■ Exercise instructions: State only how many lines contain the string "this".

[Start of Data]

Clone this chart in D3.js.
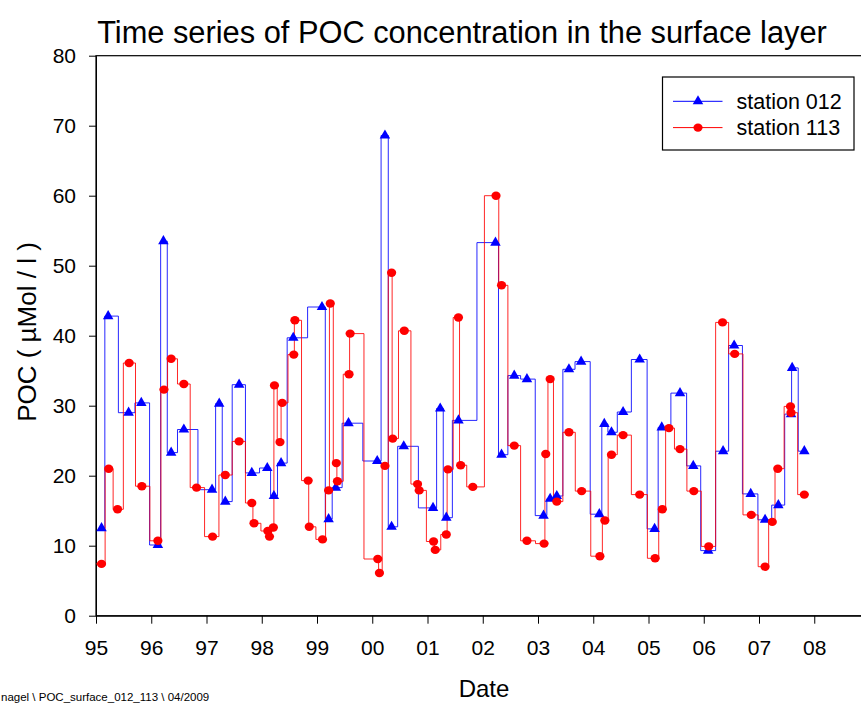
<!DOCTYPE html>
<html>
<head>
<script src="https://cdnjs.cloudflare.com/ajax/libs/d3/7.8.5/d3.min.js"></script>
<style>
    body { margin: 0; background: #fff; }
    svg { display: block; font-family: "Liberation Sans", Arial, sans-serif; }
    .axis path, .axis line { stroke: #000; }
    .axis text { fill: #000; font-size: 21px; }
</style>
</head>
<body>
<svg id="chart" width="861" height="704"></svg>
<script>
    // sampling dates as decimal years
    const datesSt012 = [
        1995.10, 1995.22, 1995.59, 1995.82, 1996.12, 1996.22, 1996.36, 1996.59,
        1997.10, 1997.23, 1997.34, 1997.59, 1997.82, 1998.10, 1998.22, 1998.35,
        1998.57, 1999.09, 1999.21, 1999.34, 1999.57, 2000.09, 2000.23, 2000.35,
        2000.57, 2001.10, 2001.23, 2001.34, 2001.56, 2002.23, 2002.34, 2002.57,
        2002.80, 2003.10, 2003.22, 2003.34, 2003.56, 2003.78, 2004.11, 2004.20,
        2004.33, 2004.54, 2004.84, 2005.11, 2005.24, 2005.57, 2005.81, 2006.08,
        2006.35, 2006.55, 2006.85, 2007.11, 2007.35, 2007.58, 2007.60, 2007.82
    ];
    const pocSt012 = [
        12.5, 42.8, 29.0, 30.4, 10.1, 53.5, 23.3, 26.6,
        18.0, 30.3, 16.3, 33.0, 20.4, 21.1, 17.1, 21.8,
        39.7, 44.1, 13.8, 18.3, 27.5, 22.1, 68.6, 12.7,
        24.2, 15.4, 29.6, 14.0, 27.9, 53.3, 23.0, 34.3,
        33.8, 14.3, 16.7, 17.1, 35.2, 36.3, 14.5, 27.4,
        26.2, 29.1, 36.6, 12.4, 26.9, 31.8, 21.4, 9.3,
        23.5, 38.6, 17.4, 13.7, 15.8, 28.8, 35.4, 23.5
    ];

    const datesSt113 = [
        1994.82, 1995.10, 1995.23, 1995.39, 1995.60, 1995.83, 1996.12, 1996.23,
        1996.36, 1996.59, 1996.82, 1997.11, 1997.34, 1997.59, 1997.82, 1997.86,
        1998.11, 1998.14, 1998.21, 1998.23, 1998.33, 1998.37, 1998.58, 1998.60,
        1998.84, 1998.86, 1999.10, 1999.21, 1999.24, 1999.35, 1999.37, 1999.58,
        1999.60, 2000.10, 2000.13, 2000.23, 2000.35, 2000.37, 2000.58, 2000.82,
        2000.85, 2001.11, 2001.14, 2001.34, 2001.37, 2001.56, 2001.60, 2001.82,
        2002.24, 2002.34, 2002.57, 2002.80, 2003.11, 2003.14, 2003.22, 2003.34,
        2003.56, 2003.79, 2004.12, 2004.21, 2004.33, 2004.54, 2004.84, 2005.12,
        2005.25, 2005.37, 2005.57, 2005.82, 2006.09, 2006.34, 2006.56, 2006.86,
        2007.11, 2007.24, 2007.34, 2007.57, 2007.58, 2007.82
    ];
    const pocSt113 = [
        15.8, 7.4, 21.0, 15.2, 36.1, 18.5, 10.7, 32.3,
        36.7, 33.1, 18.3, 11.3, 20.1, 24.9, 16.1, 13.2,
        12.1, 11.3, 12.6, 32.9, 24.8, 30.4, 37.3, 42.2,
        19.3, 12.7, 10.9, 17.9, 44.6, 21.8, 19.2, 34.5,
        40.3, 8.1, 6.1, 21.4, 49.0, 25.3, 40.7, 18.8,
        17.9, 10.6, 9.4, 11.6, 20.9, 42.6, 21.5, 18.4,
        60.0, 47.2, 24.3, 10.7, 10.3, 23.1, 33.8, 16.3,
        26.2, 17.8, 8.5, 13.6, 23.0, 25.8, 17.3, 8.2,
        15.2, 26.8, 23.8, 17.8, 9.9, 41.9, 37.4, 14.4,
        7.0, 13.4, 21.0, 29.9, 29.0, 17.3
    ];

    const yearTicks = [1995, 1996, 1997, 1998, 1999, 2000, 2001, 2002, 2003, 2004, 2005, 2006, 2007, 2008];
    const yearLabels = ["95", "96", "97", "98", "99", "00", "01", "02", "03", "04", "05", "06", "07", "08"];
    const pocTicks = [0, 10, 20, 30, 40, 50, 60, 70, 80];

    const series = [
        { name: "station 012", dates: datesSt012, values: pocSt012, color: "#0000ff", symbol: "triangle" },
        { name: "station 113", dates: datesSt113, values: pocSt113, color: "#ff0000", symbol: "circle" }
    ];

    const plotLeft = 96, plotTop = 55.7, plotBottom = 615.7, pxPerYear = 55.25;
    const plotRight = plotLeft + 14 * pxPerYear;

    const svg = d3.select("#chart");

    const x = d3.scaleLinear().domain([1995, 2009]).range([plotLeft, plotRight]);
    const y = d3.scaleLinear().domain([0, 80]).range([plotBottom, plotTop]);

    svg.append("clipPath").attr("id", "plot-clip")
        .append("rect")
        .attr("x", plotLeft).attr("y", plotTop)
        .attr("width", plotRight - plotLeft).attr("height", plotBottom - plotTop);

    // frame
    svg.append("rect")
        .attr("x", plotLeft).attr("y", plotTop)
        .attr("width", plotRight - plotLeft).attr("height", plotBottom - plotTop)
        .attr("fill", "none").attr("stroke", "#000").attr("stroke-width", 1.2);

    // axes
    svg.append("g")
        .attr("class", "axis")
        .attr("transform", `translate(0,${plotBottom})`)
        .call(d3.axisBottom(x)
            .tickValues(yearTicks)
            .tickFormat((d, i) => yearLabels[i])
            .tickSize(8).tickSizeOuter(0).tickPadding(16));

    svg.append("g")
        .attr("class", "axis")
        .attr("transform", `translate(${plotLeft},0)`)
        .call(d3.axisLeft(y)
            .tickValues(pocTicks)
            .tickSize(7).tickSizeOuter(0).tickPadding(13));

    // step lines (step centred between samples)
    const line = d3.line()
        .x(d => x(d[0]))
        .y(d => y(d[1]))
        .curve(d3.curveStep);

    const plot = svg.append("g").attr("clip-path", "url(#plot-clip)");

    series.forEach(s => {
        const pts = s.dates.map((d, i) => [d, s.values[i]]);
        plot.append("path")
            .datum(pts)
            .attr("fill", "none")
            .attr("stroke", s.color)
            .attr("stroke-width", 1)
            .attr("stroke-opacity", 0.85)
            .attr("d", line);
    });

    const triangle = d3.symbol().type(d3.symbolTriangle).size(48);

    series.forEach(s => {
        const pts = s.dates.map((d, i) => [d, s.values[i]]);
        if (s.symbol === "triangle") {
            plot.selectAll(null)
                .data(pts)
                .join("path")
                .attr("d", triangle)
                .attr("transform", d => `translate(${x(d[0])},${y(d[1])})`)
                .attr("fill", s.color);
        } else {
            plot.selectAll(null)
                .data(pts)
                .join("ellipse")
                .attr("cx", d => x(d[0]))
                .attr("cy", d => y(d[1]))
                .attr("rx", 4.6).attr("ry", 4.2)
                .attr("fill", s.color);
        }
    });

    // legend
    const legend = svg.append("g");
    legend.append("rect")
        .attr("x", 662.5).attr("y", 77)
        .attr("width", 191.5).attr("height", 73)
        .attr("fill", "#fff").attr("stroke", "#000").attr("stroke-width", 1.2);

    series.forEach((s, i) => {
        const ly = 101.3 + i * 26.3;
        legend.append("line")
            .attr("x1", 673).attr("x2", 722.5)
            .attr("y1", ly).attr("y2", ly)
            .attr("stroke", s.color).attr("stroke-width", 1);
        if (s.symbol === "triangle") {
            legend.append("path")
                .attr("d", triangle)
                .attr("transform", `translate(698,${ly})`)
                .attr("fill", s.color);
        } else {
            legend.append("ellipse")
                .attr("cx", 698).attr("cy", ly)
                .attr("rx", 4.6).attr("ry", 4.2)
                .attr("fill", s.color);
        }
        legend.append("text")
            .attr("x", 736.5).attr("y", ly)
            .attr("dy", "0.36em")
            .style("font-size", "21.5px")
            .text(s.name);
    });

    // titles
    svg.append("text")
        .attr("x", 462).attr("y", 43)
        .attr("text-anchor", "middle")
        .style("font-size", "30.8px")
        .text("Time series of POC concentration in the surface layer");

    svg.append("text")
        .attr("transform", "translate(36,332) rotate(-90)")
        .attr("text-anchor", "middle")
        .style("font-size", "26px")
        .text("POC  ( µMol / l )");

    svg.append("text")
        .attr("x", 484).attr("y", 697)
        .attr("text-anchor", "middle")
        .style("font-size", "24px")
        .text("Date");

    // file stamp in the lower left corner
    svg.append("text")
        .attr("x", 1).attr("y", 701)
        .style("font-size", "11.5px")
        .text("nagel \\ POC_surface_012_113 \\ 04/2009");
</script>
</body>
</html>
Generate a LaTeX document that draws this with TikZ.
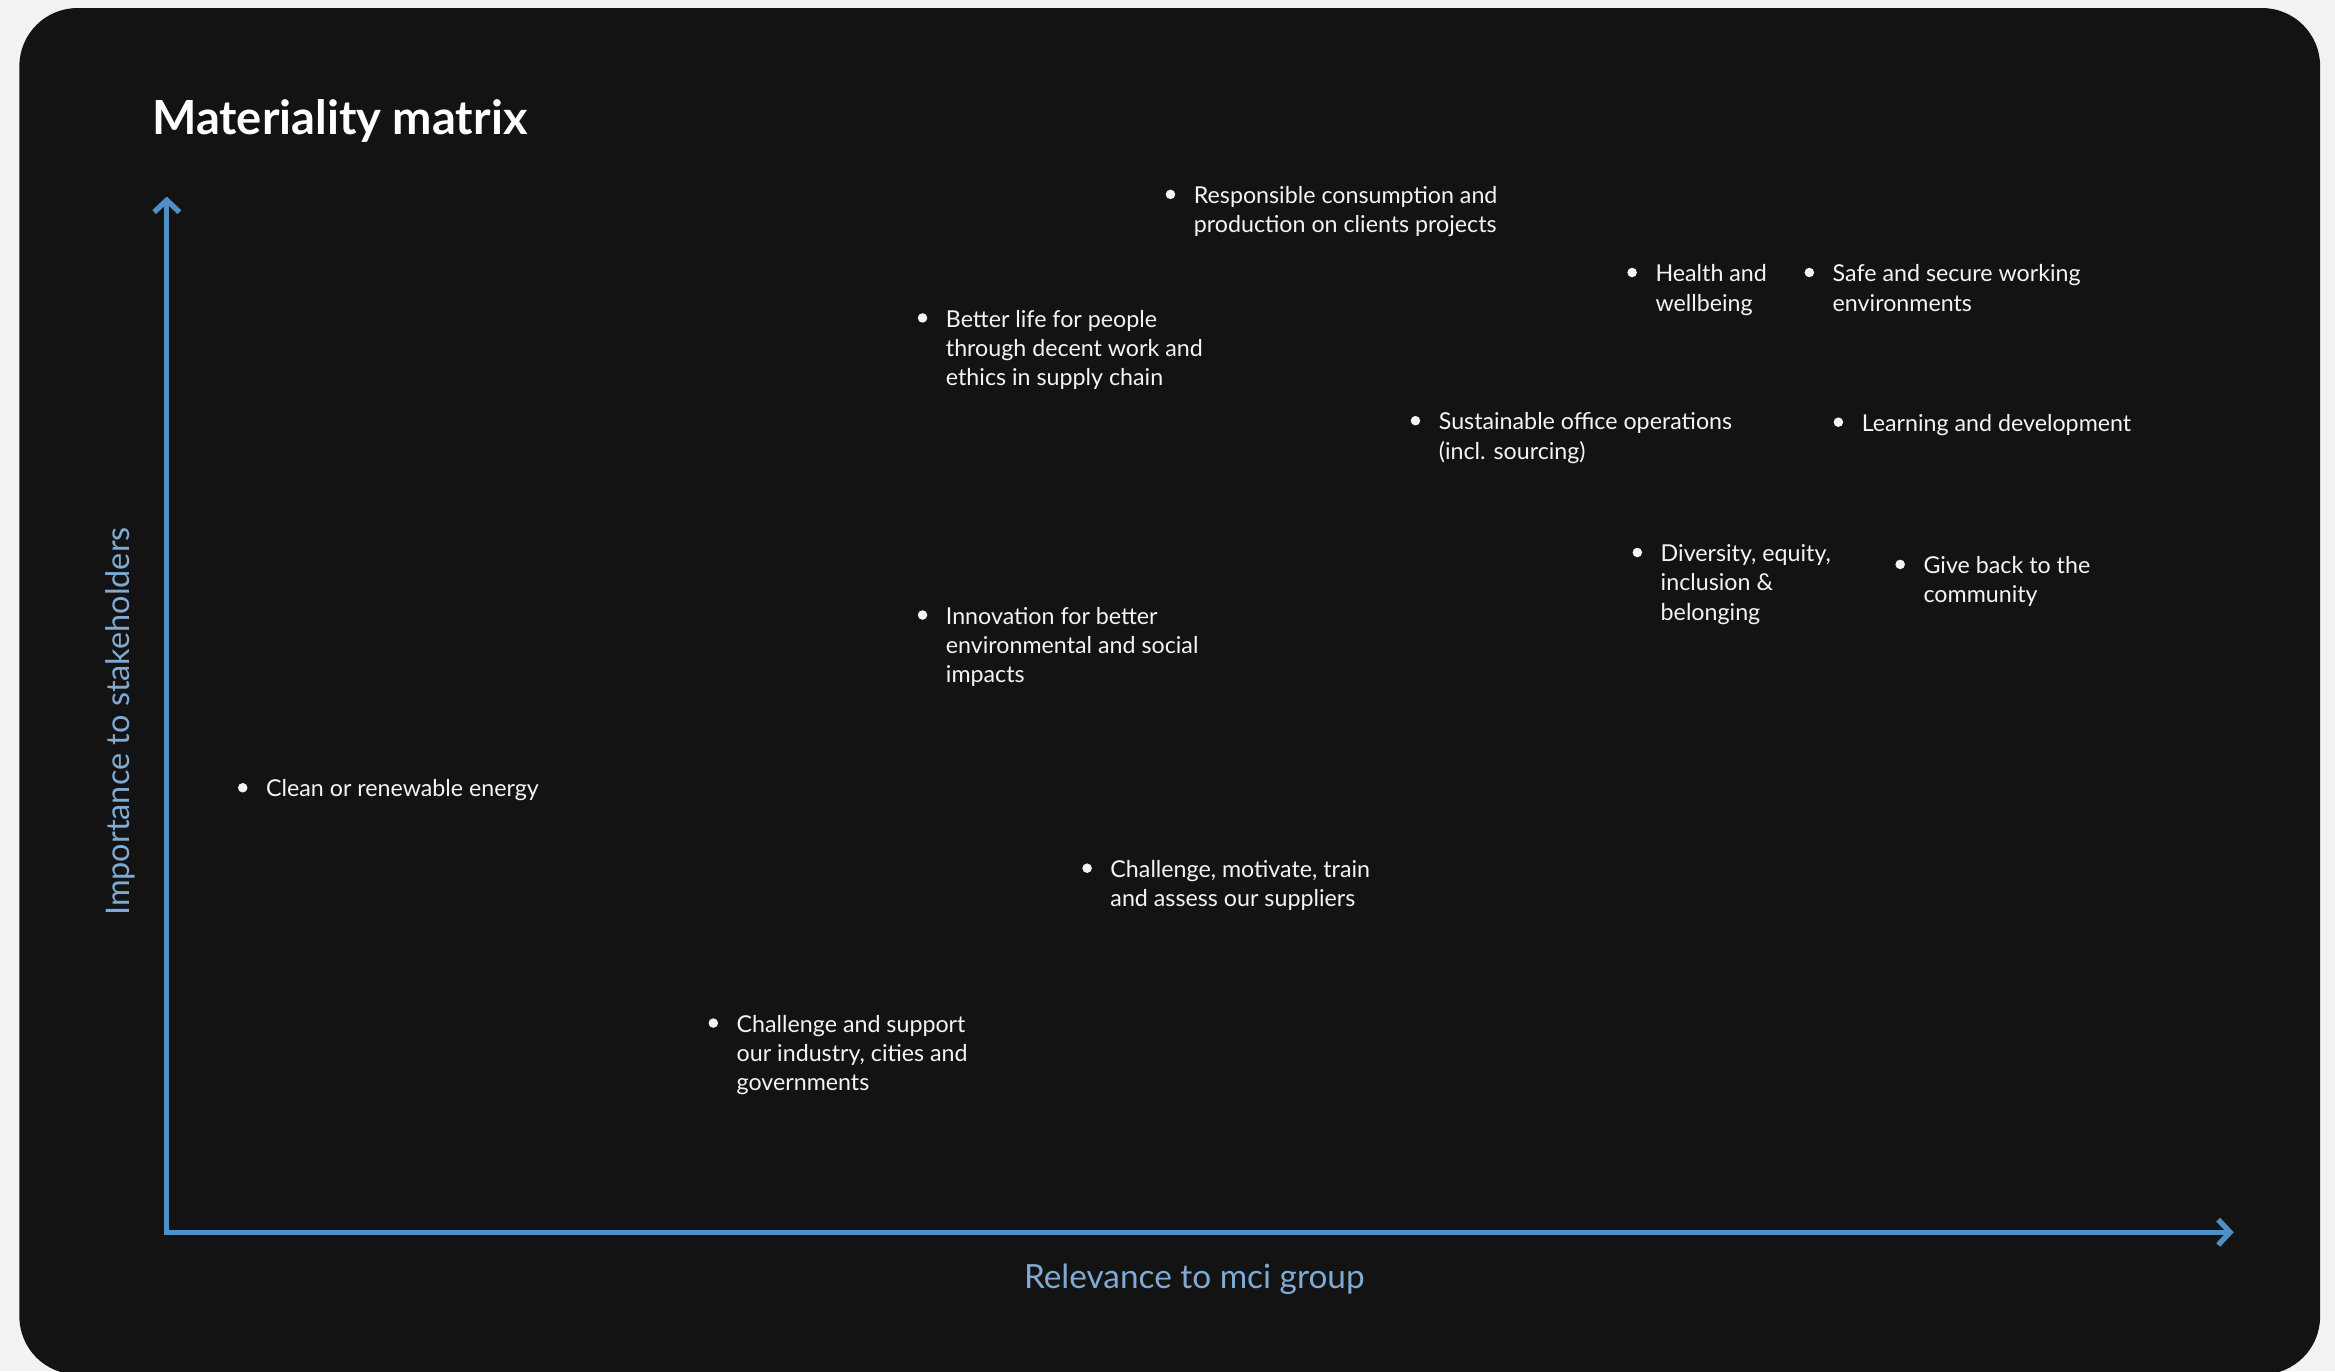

[End of Data]

■ Exercise response: 2